_What the exercise asks:_
Take the lines from the beginning of the material through the line containing "width=0.6pt] (647,58) rectangle (749,578);" and retype them exactly, leaving the pictures out.
---------- Data segment ----------
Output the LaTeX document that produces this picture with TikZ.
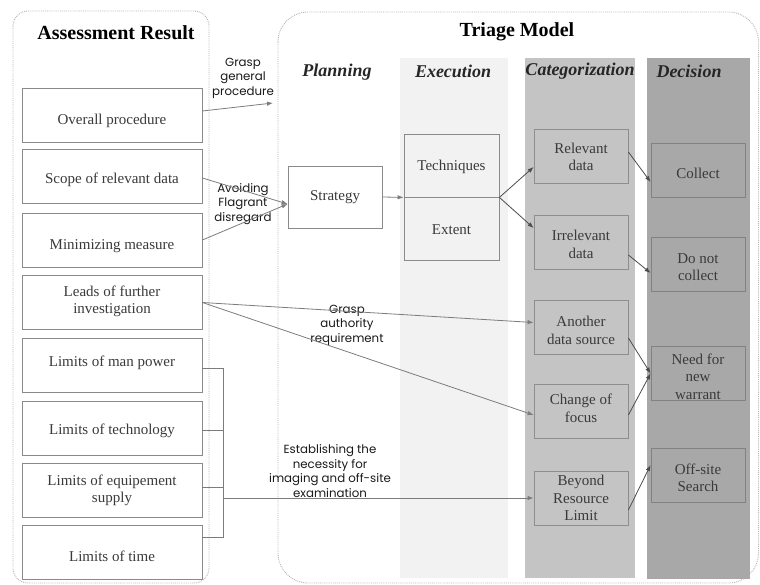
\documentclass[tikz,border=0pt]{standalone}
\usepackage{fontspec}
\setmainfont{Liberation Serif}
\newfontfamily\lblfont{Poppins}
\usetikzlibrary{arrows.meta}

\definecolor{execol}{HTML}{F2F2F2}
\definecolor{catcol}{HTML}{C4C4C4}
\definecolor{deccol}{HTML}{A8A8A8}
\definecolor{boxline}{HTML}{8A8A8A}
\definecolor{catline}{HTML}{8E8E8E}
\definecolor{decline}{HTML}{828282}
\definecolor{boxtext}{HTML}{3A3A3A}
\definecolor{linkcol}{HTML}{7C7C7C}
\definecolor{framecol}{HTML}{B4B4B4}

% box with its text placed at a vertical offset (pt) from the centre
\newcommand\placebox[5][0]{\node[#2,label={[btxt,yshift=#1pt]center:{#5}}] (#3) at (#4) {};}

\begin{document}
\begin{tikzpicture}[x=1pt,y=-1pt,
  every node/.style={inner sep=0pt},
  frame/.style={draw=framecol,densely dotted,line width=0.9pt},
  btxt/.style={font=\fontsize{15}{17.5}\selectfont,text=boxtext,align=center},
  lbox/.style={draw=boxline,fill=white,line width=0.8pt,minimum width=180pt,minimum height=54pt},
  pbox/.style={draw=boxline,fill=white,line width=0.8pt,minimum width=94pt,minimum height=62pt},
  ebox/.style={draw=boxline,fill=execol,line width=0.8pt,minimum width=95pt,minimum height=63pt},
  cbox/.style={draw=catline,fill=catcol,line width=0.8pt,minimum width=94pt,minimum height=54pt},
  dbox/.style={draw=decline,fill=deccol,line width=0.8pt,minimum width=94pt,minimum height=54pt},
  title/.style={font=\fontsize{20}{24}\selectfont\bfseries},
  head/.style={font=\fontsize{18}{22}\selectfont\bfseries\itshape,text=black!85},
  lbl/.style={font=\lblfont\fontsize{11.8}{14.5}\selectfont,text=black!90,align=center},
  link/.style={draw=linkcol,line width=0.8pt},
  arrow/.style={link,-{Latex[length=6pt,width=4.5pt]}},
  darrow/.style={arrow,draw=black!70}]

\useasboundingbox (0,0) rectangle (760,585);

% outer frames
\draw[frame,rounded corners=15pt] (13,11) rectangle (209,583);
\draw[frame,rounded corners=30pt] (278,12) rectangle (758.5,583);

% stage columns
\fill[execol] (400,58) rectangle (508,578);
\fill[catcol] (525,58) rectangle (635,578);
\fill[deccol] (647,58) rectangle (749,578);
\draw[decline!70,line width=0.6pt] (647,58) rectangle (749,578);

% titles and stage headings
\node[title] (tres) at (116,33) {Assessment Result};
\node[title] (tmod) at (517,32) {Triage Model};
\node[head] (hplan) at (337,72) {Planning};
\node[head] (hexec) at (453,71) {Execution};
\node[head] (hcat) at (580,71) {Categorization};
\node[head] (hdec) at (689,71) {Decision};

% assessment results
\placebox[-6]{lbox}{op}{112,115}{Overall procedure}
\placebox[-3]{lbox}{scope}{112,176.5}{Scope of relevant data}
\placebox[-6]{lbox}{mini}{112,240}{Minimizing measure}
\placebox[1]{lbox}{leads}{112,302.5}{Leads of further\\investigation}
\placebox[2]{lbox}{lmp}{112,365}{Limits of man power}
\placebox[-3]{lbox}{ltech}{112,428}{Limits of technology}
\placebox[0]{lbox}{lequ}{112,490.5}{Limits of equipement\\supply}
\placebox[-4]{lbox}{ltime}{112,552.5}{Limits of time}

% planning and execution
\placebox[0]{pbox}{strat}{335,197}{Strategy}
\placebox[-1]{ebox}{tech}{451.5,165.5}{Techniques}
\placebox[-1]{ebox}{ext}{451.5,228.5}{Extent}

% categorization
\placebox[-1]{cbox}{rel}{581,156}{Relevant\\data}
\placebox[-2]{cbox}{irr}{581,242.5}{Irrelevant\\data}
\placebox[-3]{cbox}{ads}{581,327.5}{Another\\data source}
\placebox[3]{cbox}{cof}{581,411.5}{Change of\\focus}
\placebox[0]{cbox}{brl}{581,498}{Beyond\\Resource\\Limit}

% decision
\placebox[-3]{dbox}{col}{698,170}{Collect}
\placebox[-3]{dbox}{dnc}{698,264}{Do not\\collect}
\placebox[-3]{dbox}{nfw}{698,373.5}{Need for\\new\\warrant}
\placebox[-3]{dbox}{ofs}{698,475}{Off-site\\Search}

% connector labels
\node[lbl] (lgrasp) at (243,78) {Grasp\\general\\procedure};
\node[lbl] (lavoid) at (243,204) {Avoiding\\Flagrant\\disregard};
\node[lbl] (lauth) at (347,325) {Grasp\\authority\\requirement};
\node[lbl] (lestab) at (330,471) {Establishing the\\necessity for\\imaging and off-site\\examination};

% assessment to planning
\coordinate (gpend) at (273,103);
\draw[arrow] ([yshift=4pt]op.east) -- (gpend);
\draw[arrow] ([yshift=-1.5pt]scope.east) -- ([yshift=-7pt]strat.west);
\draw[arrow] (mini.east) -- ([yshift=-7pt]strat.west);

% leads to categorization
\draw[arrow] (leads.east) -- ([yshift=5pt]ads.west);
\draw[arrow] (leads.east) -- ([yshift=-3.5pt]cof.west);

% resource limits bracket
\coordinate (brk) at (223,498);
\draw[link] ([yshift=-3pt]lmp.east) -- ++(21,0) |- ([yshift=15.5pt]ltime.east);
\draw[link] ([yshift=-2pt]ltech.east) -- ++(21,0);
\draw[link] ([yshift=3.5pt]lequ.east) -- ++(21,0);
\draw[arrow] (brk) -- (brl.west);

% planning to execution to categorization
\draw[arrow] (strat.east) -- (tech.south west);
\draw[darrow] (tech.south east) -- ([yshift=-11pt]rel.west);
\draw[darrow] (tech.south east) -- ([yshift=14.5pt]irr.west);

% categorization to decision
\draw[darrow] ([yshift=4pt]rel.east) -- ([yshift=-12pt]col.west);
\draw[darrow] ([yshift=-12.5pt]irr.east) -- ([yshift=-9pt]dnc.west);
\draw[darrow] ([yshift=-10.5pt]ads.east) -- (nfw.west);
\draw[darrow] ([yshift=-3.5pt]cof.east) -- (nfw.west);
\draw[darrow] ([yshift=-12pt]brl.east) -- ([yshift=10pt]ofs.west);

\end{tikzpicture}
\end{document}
----------
_Exercise solution:_
Output the LaTeX document that produces this picture with TikZ.
\documentclass[tikz,border=0pt]{standalone}
\usepackage{fontspec}
\setmainfont{Liberation Serif}
\newfontfamily\lblfont{Poppins}
\usetikzlibrary{arrows.meta}

\definecolor{execol}{HTML}{F2F2F2}
\definecolor{catcol}{HTML}{C4C4C4}
\definecolor{deccol}{HTML}{A8A8A8}
\definecolor{boxline}{HTML}{8A8A8A}
\definecolor{catline}{HTML}{8E8E8E}
\definecolor{decline}{HTML}{828282}
\definecolor{boxtext}{HTML}{3A3A3A}
\definecolor{linkcol}{HTML}{7C7C7C}
\definecolor{framecol}{HTML}{B4B4B4}

% box with its text placed at a vertical offset (pt) from the centre
\newcommand\placebox[5][0]{\node[#2,label={[btxt,yshift=#1pt]center:{#5}}] (#3) at (#4) {};}

\begin{document}
\begin{tikzpicture}[x=1pt,y=-1pt,
  every node/.style={inner sep=0pt},
  frame/.style={draw=framecol,densely dotted,line width=0.9pt},
  btxt/.style={font=\fontsize{15}{17.5}\selectfont,text=boxtext,align=center},
  lbox/.style={draw=boxline,fill=white,line width=0.8pt,minimum width=180pt,minimum height=54pt},
  pbox/.style={draw=boxline,fill=white,line width=0.8pt,minimum width=94pt,minimum height=62pt},
  ebox/.style={draw=boxline,fill=execol,line width=0.8pt,minimum width=95pt,minimum height=63pt},
  cbox/.style={draw=catline,fill=catcol,line width=0.8pt,minimum width=94pt,minimum height=54pt},
  dbox/.style={draw=decline,fill=deccol,line width=0.8pt,minimum width=94pt,minimum height=54pt},
  title/.style={font=\fontsize{20}{24}\selectfont\bfseries},
  head/.style={font=\fontsize{18}{22}\selectfont\bfseries\itshape,text=black!85},
  lbl/.style={font=\lblfont\fontsize{11.8}{14.5}\selectfont,text=black!90,align=center},
  link/.style={draw=linkcol,line width=0.8pt},
  arrow/.style={link,-{Latex[length=6pt,width=4.5pt]}},
  darrow/.style={arrow,draw=black!70}]

\useasboundingbox (0,0) rectangle (760,585);

% outer frames
\draw[frame,rounded corners=15pt] (13,11) rectangle (209,583);
\draw[frame,rounded corners=30pt] (278,12) rectangle (758.5,583);

% stage columns
\fill[execol] (400,58) rectangle (508,578);
\fill[catcol] (525,58) rectangle (635,578);
\fill[deccol] (647,58) rectangle (749,578);
\draw[decline!70,line width=0.6pt] (647,58) rectangle (749,578);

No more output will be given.